Effect of tensile stress concentration around magma chambers on intrusion and extrusion frequencies

What controls the intrusion and extrusion frequencies associated with volcanoes is still poorly understood. I propose that for volcanoes at divergent plate boundaries, these frequencies may be largely determined by the tensile stress concentration around the magma chambers that feed them. This stress concentration is mainly a function of the applied tensile stress, associated with spreading, and the aspect (height/width) ratios of the chambers. High spreading rates and/or aspect ratios lead to high rates of tensile stress concentration around the chambers and to an increase in their intrusion frequencies. It is found that for chambers at the same depth in a volcanic zone, the one of the highest aspect ratio will normally intrude magma most frequently. Also, if the chambers are of equal aspect ratios, the one at the greatest depth will intrude magma most frequently.
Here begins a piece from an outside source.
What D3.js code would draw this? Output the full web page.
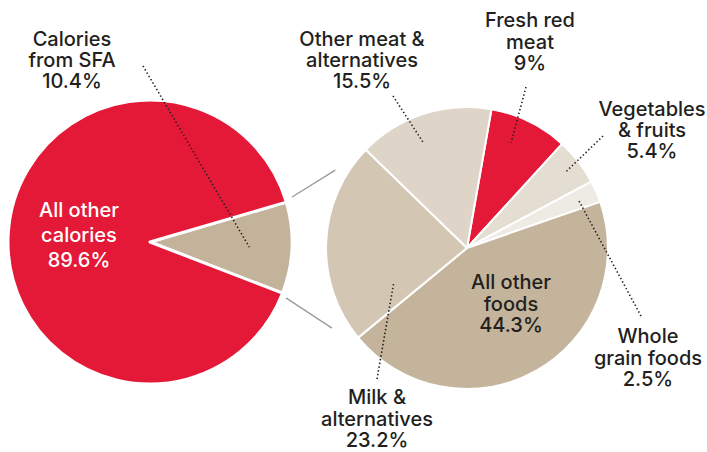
<!DOCTYPE html>
<html>
<head>
<meta charset="utf-8">
<script src="https://cdn.jsdelivr.net/npm/d3@7"></script>
<style>
  body { margin: 0; background: #fff; }
  svg text { font-family: Inter, "Liberation Sans", Arial, sans-serif; font-weight: 500; font-size: 20px; fill: #231f20; }
</style>
</head>
<body>
<svg id="chart" width="707" height="452"></svg>
<script>
// left pie: share of total calories
const leftCategories = ["Calories from SFA", "All other calories"];
const leftValues = [10.4, 89.6];

// right pie: where the SFA calories come from (clockwise from the top)
const rightCategories = ["Fresh red meat", "Vegetables & fruits", "Whole grain foods",
                         "All other foods", "Milk & alternatives", "Other meat & alternatives"];
const rightValues = [9, 5.4, 2.5, 44.3, 23.2, 15.5];

const deg = Math.PI / 180;
const svg = d3.select("#chart");

// pie geometry
const L = {cx: 150, cy: 242, r: 142, start: 73.7 * deg};
const R = {cx: 467, cy: 248, r: 141, start: 10 * deg};

const colors = {
  "Calories from SFA": "#c4b39b",
  "All other calories": "#e31937",
  "Fresh red meat": "#e31937",
  "Vegetables & fruits": "#e4ddd2",
  "Whole grain foods": "#eeeae4",
  "All other foods": "#c4b49b",
  "Milk & alternatives": "#d3c7b4",
  "Other meat & alternatives": "#ded5c8"
};

// label layout: lines, centre x, first baseline, line height, leader (outer point, angle offset, radius fraction)
const layout = {
  "Calories from SFA":        {lines: ["Calories", "from SFA"], x: 72, y: 46, lh: 21, out: [143, 66], da: 0.5, rf: 0.70},
  "All other calories":       {lines: ["All other", "calories"], x: 79, y: 217, lh: 25, white: true},
  "Other meat & alternatives":{lines: ["Other meat &", "alternatives"], x: 362, y: 46, lh: 21, out: [393, 96], da: -4.6, rf: 0.81},
  "Fresh red meat":           {lines: ["Fresh red", "meat"], x: 530, y: 27, lh: 21.5, out: [526, 87], da: -3.5, rf: 0.81},
  "Vegetables & fruits":      {lines: ["Vegetables", "& fruits"], x: 652, y: 116, lh: 21, out: [603, 136], da: 0.2, rf: 0.89},
  "Whole grain foods":        {lines: ["Whole", "grain foods"], x: 648, y: 343, lh: 21.5, out: [641, 316], da: -0.3, rf: 0.86},
  "All other foods":          {lines: ["All other", "foods"], x: 511, y: 289, lh: 21.5},
  "Milk & alternatives":      {lines: ["Milk &", "alternatives"], x: 377, y: 404, lh: 21.5, out: [377, 379], da: -27, rf: 0.57}
};

function polar(c, a, r) {
  return [c.cx + r * Math.sin(a), c.cy - r * Math.cos(a)];
}

function drawPie(c, cats, vals, strokeW) {
  const pie = d3.pie().sort(null).value(d => d.v)
    .startAngle(c.start).endAngle(c.start + 2 * Math.PI);
  const arc = d3.arc().innerRadius(0).outerRadius(c.r);
  const arcs = pie(cats.map((k, i) => ({k: k, v: vals[i]})));
  svg.append("g")
    .attr("transform", "translate(" + c.cx + "," + c.cy + ")")
    .selectAll("path")
    .data(arcs)
    .enter().append("path")
      .attr("d", arc)
      .attr("fill", d => colors[d.data.k])
      .attr("stroke", "#fff")
      .attr("stroke-width", strokeW)
      .attr("stroke-linejoin", "round");
  return arcs;
}

const leftArcs = drawPie(L, leftCategories, leftValues, 3);
const rightArcs = drawPie(R, rightCategories, rightValues, 2);

// grey connectors from the SFA wedge to the right pie
const sfa = leftArcs[0];
const conn = [
  [polar(L, sfa.startAngle - 1.3 * deg, L.r + 7), polar(R, -59.4 * deg, R.r + 12)],
  [polar(L, sfa.endAngle + 1.2 * deg, L.r + 5), polar(R, 239.3 * deg, R.r + 16)]
];
svg.selectAll(".conn")
  .data(conn)
  .enter().append("line")
    .attr("class", "conn")
    .attr("x1", d => d[0][0]).attr("y1", d => d[0][1])
    .attr("x2", d => d[1][0]).attr("y2", d => d[1][1])
    .attr("stroke", "#9a9a9a")
    .attr("stroke-width", 1.3);

// dotted leaders + labels
function labels(c, arcs) {
  arcs.forEach(d => {
    const o = layout[d.data.k];
    if (o.out) {
      const mid = (d.startAngle + d.endAngle) / 2 + o.da * deg;
      const p = polar(c, mid, o.rf * c.r);
      svg.append("line")
        .attr("x1", o.out[0]).attr("y1", o.out[1])
        .attr("x2", p[0]).attr("y2", p[1])
        .attr("stroke", "#231f20")
        .attr("stroke-width", 1.6)
        .attr("stroke-dasharray", "1.4,2.4");
    }
    const t = svg.append("text")
      .attr("text-anchor", "middle")
      .style("fill", o.white ? "#fff" : "#231f20");
    o.lines.concat([d.data.v + "%"]).forEach((s, i) => {
      t.append("tspan").attr("x", o.x).attr("y", o.y + i * o.lh).text(s);
    });
  });
}
labels(L, leftArcs);
labels(R, rightArcs);
</script>
</body>
</html>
Because the extrusion frequency of a volcano is a fraction of its intrusion frequency, the extrusion frequency may also be largely determined by the rate of tensile stress concentration around the magma chamber that feeds the volcano. These results are applied to the divergent plate boundary in Iceland, where many of the volcanoes appear to be fed by “double chambers”, that is, shallow chambers fed by deep-seated chambers. It is found that, except when the aspect ratio of the deep-seated chamber is much less than that of the shallow chamber, the intrusion frequency of the shallow chamber is normally largely controlled by that of the deep-seated chamber. It is concluded that whereas the short-term (i.e., ≤10³ yrs) extrusion frequencies of volcanoes at the plate boundary in Iceland may be similar to the dike intrusion frequencies of the source chambers, the long-term (i.e., ≥10⁴ yrs) extrusion frequencies may be about ten times lower than the intrusion frequencies.